Collecting the cover images is a great service. However, doesn't this infringe on the publisher's copyright? Is this still fair use? What about countries like Germany without fair use laws--will German books still be OK because the data is collected in the USA (I guess)?
Add a feature to upload book descriptions as XML. Suggest a DTD. I have a list of my book collection stored as an XML file, so have others (maybe not natively, but book collection management software usually has an export function). It should be possible to automate the process of adding book information already stored in some digital format.
There should be some category system to pick from. Some may put Tom sawyer into "Novel, USA antebellum", others into "Novel, USA 19th century".
Somehow connect this to Wikipedia. The more prominent books have article pages. Maybe data could be retrieved from it as well. There are currently Tom Sawyer articles in 16 or so languages.
The edit page should group items better: stuff everyone understands (year published, title) first, then those things only specialists know.
The edit page's descriptors shouldn't be images but text which links to an explanation page for the same reason. BISAC? LCCN? UCC13? I know, I can find out what those are with a search engine, but I shouldn't have to.
Prepare for i18n. I guess LCCN is a library of congress code number? Those types of libraries exist in other countries, too. Each book can have a gazillion codes. Make this another tuple in the database: (book_id, code_id, code_value) instead of (book_id, lcc_id, isbn10, isbn13, 10 other codes in the same record).
Also i18n: store language codes with all textual columns. A description is most likely going to be Hungarian for a book published in Hungary in Hungarian.
This complicates the schema a lot. Having very few tables is tempting, but it usually doesn't work well with the real world.
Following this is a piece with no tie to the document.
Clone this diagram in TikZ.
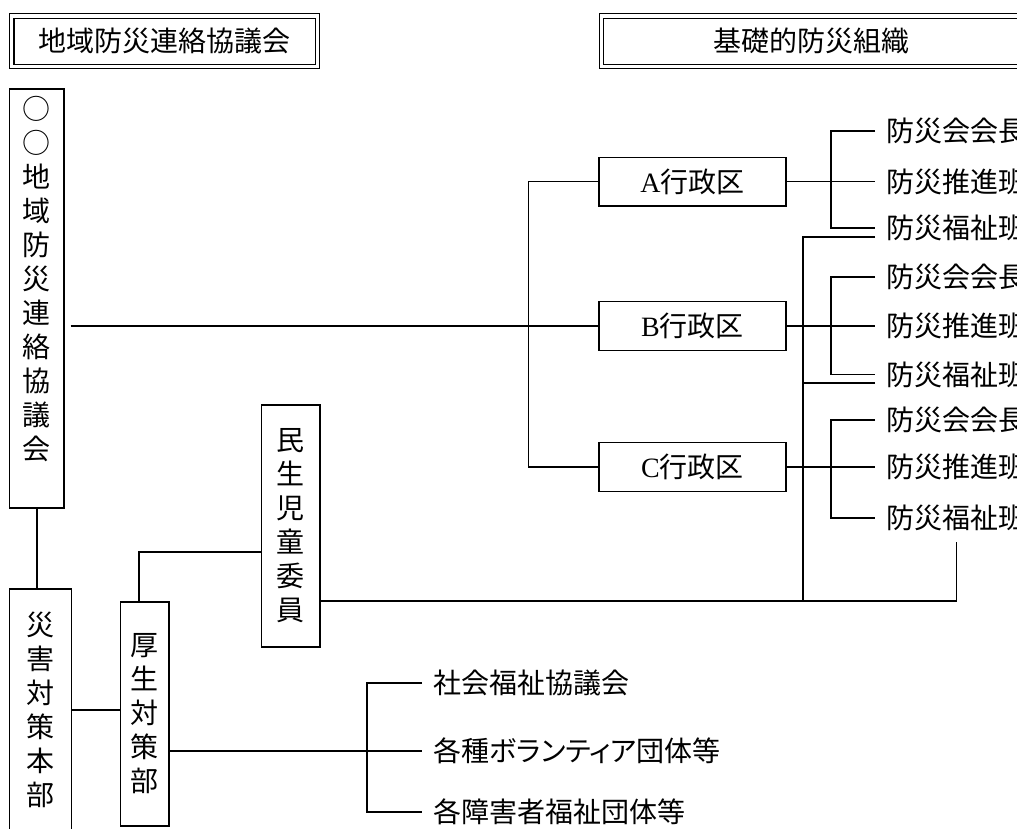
\documentclass[tikz,border=0pt]{standalone}
\usepackage{fontspec}
\setmainfont{Liberation Serif}
\newfontfamily\jp{Noto Sans CJK JP}
\usetikzlibrary{calc}

\begin{document}
\begin{tikzpicture}[x=0.75pt,y=-0.75pt,line width=1pt,
  every node/.style={font=\jp\fontsize{21pt}{25.5pt}\selectfont},
  caja/.style={draw, inner sep=0pt, align=center},
  cabecera/.style={draw, double, line width=0.8pt, double distance=2.4pt,
    inner sep=0pt, minimum height=37.7pt},
  lista/.style={anchor=west, inner xsep=8pt, inner ysep=0pt}]
% Marco de la figura (1017 x 828)
\useasboundingbox (0,0) rectangle (1017,828);

% Cabeceras con doble marco
\node[cabecera, minimum width=229.3pt] (cab1) at (164.7,41.2) {地域防災連絡協議会};
\node[cabecera, minimum width=314.3pt] (cab2) at (811,41.2) {基礎的防災組織};

% Cajas verticales de la izquierda
% la linea vacia del final sube el texto dentro de la caja
\node[caja, minimum width=40.7pt, minimum height=314.3pt] (kyogi) at (36.9,298.5)
  {○\\○\\地\\域\\防\\災\\連\\絡\\協\\議\\会\\[5pt]\mbox{}};
\node[caja, minimum width=46.2pt, minimum height=181.5pt] (saigai) at (40.4,710)
  {災\\害\\対\\策\\本\\部};
\node[caja, minimum width=36.2pt, minimum height=168pt] (kosei) at (144.9,714)
  {厚\\生\\対\\策\\部};
\node[caja, minimum width=43.7pt, minimum height=181.5pt] (minsei) at (290.8,526)
  {民\\生\\児\\童\\委\\員};

% Distritos administrativos
\node[caja, minimum width=140.3pt, minimum height=36.5pt] (gyoA) at (692.5,181.5) {{\rmfamily A}行政区};
\node[caja, minimum width=140.3pt, minimum height=36.5pt] (gyoB) at (692.5,326) {{\rmfamily B}行政区};
\node[caja, minimum width=140.3pt, minimum height=36.5pt] (gyoC) at (692.5,467) {{\rmfamily C}行政区};

% Listas de la derecha
\node[lista] (a1) at (875,131) {防災会会長};
\node[lista] (a2) at (875,181.5) {防災推進班};
\node[lista] (a3) at (875,228) {防災福祉班};
\node[lista] (b1) at (875,277) {防災会会長};
\node[lista] (b2) at (875,326) {防災推進班};
\node[lista] (b3) at (875,374.5) {防災福祉班};
\node[lista] (c1) at (875,420) {防災会会長};
\node[lista] (c2) at (875,467) {防災推進班};
\node[lista] (c3) at (875,518) {防災福祉班};

% Lista de abajo
\node[lista] (s1) at (422,683) {社会福祉協議会};
\node[lista] (s2) at (422,751) {\addfontfeature{RawFeature=+palt}各種ボランティア団体等};
\node[lista] (s3) at (422,812) {各障害者福祉団体等};

% Conexiones de la izquierda
\draw (kyogi.south) -- (kyogi.south |- saigai.north);
\draw (saigai.east) -- (saigai.east -| kosei.west);
\draw ($(kosei.north)+(-6,0)$) |- ($(minsei.west)+(0,26)$);
\draw[shorten <=4.5pt] (kyogi.east |- gyoB.west) -- (gyoB.west);

% Tronco de los distritos
\draw (gyoA.west) -- ++(-70,0) |- (gyoC.west);

% Corchetes de cada distrito
\draw (a1.west) -- ++(-44,0) |- (a3.west);
\draw (gyoA.east) -- (a2.west);
\draw (b1.west) -- ++(-44,0) |- (b3.west);
\draw (gyoB.east) -- (b2.west);
\draw (c1.west) -- ++(-44,0) |- (c3.west);
\draw (gyoC.east) -- (c2.west);

% Corchete de abajo
\draw (s1.west) -- ++(-55,0) |- (s3.west);
\draw (kosei.east |- s2.west) -- (s2.west);

% Lineas del comite hacia los grupos de bienestar
\coordinate (cruce) at (803,601);
\coordinate (ramaA) at (875,237);
\coordinate (ramaB) at (875,383);
\draw (minsei.east |- cruce) -| ($(c3.south)+(0,10)$);
\draw (ramaA) -| (cruce);
\draw (ramaB) -- (ramaB -| cruce);
\end{tikzpicture}
\end{document}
A lot of the confusion here arises from the fact that this claims to be a "library". A library is where you can borrow books. An online library would be something where you can download books. On their site you can't even read books. It's a (bookstore/library/etext) catalog at most.
Aside from the already mentioned fact that all books aren't digitized, it may be because Internet access is not universal, the barrier to access is still high (computers aren't free, right?) and one of the few places that you can get free access and access to a device to do it is, of course, a library.